Former President Woodrow Wilson on his 65th birthday, on Dec. 28, 1921. Credit: Newsday Archives / UPI

More than a century ago, a California businessman produced a fervently patriotic film called "The Spirit of '76" — set, as one might guess, during the American Revolution.

But the federal government quickly banned this flag-waving silent movie in 1917. During this period, amid the U.S. involvement in World War I, under President Woodrow Wilson, many peoples' liberties were abridged across the nation.

The authorities decided the film's scenes portraying horrid wartime atrocities by the British Redcoats, more than 140 years earlier, could subvert our support for Britain's efforts against Germany.

And Robert Goldstein, a costume supplier by trade who produced and co-wrote the film, was sentenced to a shocking 10 years in prison after his conviction under the Espionage Act of 1917.

Any July 4 would be a good time to remember this case as a warning of how criminalizing and chilling public speech and opinion can boomerang into a kind of dystopian self-satire for authorities.

Recently, on a much lighter note, the Federal Communications Commission ended up looking foolish by targeting ABC because President Donald Trump was mocked by comedian Jimmy Kimmel.

In the "Spirit of '76" case, U.S. District Judge Benjamin Franklin Bledsoe said the movie was crafted "to make us a little bit slack in our loyalty to Great Britain in this great catastrophe." At sentencing, Bledsoe said, "The defendant is lucky that he is not in some countries where such conduct as he has been guilty of would have met with the supreme penalty."

Decades later, essayist Walter Karp lamented that the 1776 revolution, "a story that had nourished love of liberty and hatred of tyranny in American schoolchildren, had become a crime to retell in Wilson's America."

Last year journalist Mark Arsenault, who extensively researched the case, recalled that the 1918 armistice was followed by a partial reckoning in which Wilson was persuaded to shorten many of the longer sentences punishing speech.

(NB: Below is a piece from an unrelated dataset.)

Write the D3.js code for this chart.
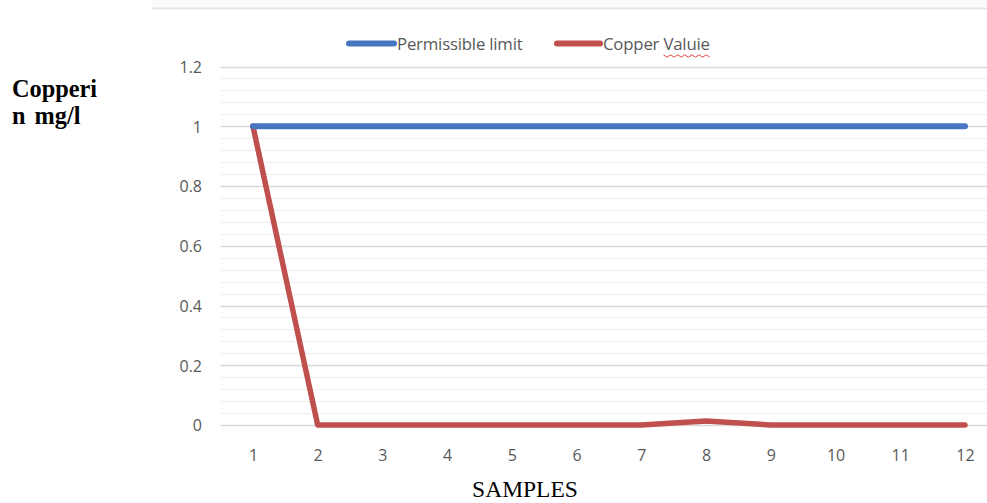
<!DOCTYPE html>
<html><head><meta charset="utf-8">
<script src="https://cdn.jsdelivr.net/npm/d3@7"></script>
<style>html,body{margin:0;padding:0;background:#fff;}svg{display:block;}</style>
</head><body>
<svg id="c" width="987" height="503"></svg>
<script>
const samples = ["1","2","3","4","5","6","7","8","9","10","11","12"];
const permissibleLimit = [1,1,1,1,1,1,1,1,1,1,1,1];
const copperValue = [1,0,0,0,0,0,0,0.013,0,0,0,0];
const yTicks = [0,0.2,0.4,0.6,0.8,1,1.2];
const seriesNames = ["Permissible limit","Copper Valuie"];
const seriesColors = ["#4775c2","#c0504d"];

const svg = d3.select("#c");
const W = 987, H = 503;
const left = 220.6, bandW = 64.73;
const x = d3.scalePoint().domain(samples).range([left + bandW/2, left + bandW/2 + bandW*11]);
const y = d3.scaleLinear().domain([0,1.2]).range([425,66.5]);
const sans = "'Open Sans', 'Noto Sans', sans-serif";
const serif = "'Liberation Serif', 'Times New Roman', serif";

// top frame strip
svg.append("rect").attr("x",152).attr("y",0).attr("width",W-152).attr("height",8).attr("fill","#fafafa");
svg.append("line").attr("x1",152).attr("x2",W).attr("y1",8.5).attr("y2",8.5).attr("stroke","#e6e6e6").attr("stroke-width",2);

const gridRight = left + bandW*12;
// minor gridlines
const minor = d3.range(0, 1.2001, 0.04).filter(v => Math.abs(v/0.2 - Math.round(v/0.2)) > 1e-6);
svg.append("g").selectAll("line").data(minor).join("line")
  .attr("x1",left).attr("x2",gridRight)
  .attr("y1",d=>Math.round(y(d))+0.5).attr("y2",d=>Math.round(y(d))+0.5)
  .attr("stroke","#efefef").attr("stroke-width",1);
// major gridlines
svg.append("g").selectAll("line").data(yTicks).join("line")
  .attr("x1",left).attr("x2",gridRight)
  .attr("y1",d=>Math.round(y(d))+0.5).attr("y2",d=>Math.round(y(d))+0.5)
  .attr("stroke","#d9d9d9").attr("stroke-width",1.3);

// y axis labels
const yAxis = d3.axisLeft(y).tickValues(yTicks).tickSize(0).tickPadding(0).tickFormat(d=>d3.format("~g")(d));
const gy = svg.append("g").attr("transform","translate(202,0)").call(yAxis);
gy.select(".domain").remove();
gy.selectAll("text").attr("fill","#595959").attr("font-family",sans).attr("font-size",16).attr("dy","0.36em");

// x axis labels
const xAxis = d3.axisBottom(x).tickSize(0).tickPadding(0);
const gx = svg.append("g").attr("transform","translate(0,0)").call(xAxis);
gx.select(".domain").remove();
gx.selectAll("text").attr("fill","#595959").attr("font-family",sans).attr("font-size",16).attr("y",461).attr("dy",null);

// lines
const line = d3.line().x((d,i)=>x(samples[i])).y(d=>y(d));
svg.append("path").datum(copperValue).attr("d", line)
  .attr("fill","none").attr("stroke",seriesColors[1]).attr("stroke-width",5.5).attr("stroke-linecap","round").attr("stroke-linejoin","round");
svg.append("path").datum(permissibleLimit).attr("d", line)
  .attr("fill","none").attr("stroke",seriesColors[0]).attr("stroke-width",6).attr("stroke-linecap","round");

// legend
const legend = [{x1:349,x2:394,tx:397},{x1:557,x2:600,tx:603}];
legend.forEach((l,i)=>{
  svg.append("line").attr("x1",l.x1).attr("x2",l.x2).attr("y1",43.5).attr("y2",43.5)
    .attr("stroke",seriesColors[i]).attr("stroke-width",6).attr("stroke-linecap","round");
  const t = svg.append("text").attr("x",l.tx).attr("y",50).text(seriesNames[i])
    .attr("fill","#595959").attr("font-family",sans).attr("font-size",16.8).attr("letter-spacing",-0.2);
  if (i === 1) {
    // spell-check squiggle under "Valuie"
    const node = t.node();
    const s = seriesNames[1].indexOf("Valuie");
    const x0 = l.tx + node.getSubStringLength(0, s);
    const x1 = l.tx + node.getComputedTextLength();
    const n = Math.max(2, Math.round((x1 - x0) / 3.5));
    const sq = d3.range(0, n + 1).map(k => [x0 + k*(x1-x0)/n, 56 + (k%2 ? 1.2 : -1.2)]);
    svg.append("path").attr("d", d3.line()(sq)).attr("fill","none").attr("stroke","#e03030").attr("stroke-width",0.9);
  }
});

// y title
const yt = svg.append("text").attr("font-family",serif).attr("font-weight","bold").attr("font-size",24.3).attr("fill","#000");
yt.append("tspan").attr("x",12).attr("y",97).text("Copperi");
yt.append("tspan").attr("x",12).attr("y",124).attr("word-spacing",3).text("n mg/l");

// x title
svg.append("text").attr("x",525).attr("y",497).attr("text-anchor","middle")
  .attr("font-family",serif).attr("font-size",23.5).attr("fill","#000").text("SAMPLES");
</script>
</body></html>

Goldstein's term was commuted to 3 years. He emerged from prison in October 1920 with a ruined reputation. And, a chilling effect on public expression had already become widespread. Postmaster General Albert S. Burleson used the Espionage Act and the Sedition Act of 1918 to stop delivering publications deemed disloyal, such as polemics supporting independence for Ireland and India.

The courts then didn't give movies the same First Amendment status as printed press. So, according to a biographical work by film historian Anthony Slide, Goldstein's lawyers didn't defend him on that basis. Also, it turned out that the feds had been surveilling him based on rumors he was involved in pro-German intrigue. They seized the film's 12 reels from a Los Angeles theater.

By cruel contrast: Only two years before "Spirit" premiered in Chicago in 1917, D.W. Griffith unveiled "The Birth of a Nation." That movie romanticized the Confederacy, played a big role in reviving the racist Ku Klux Klan, and became the young industry's first blockbuster success.

Goldstein admired Griffith, but ended up shunned by peers, not as a villain, but a fool.

Last year, in The Boston Globe, Arsenault reported unknown facts about Goldstein's demise. He tried and failed to make movies in Europe, returning to the United States from Germany in the 1930s paranoid and alone. He died in 1957 in Dover, New York, in Harlem Valley State Hospital, which was a psychiatric facility.

The case, United States v. The Spirit of '76, broke Goldstein's own spirit. No copies of the film are believed to have survived.

Columnist Dan Janison's opinions are his own.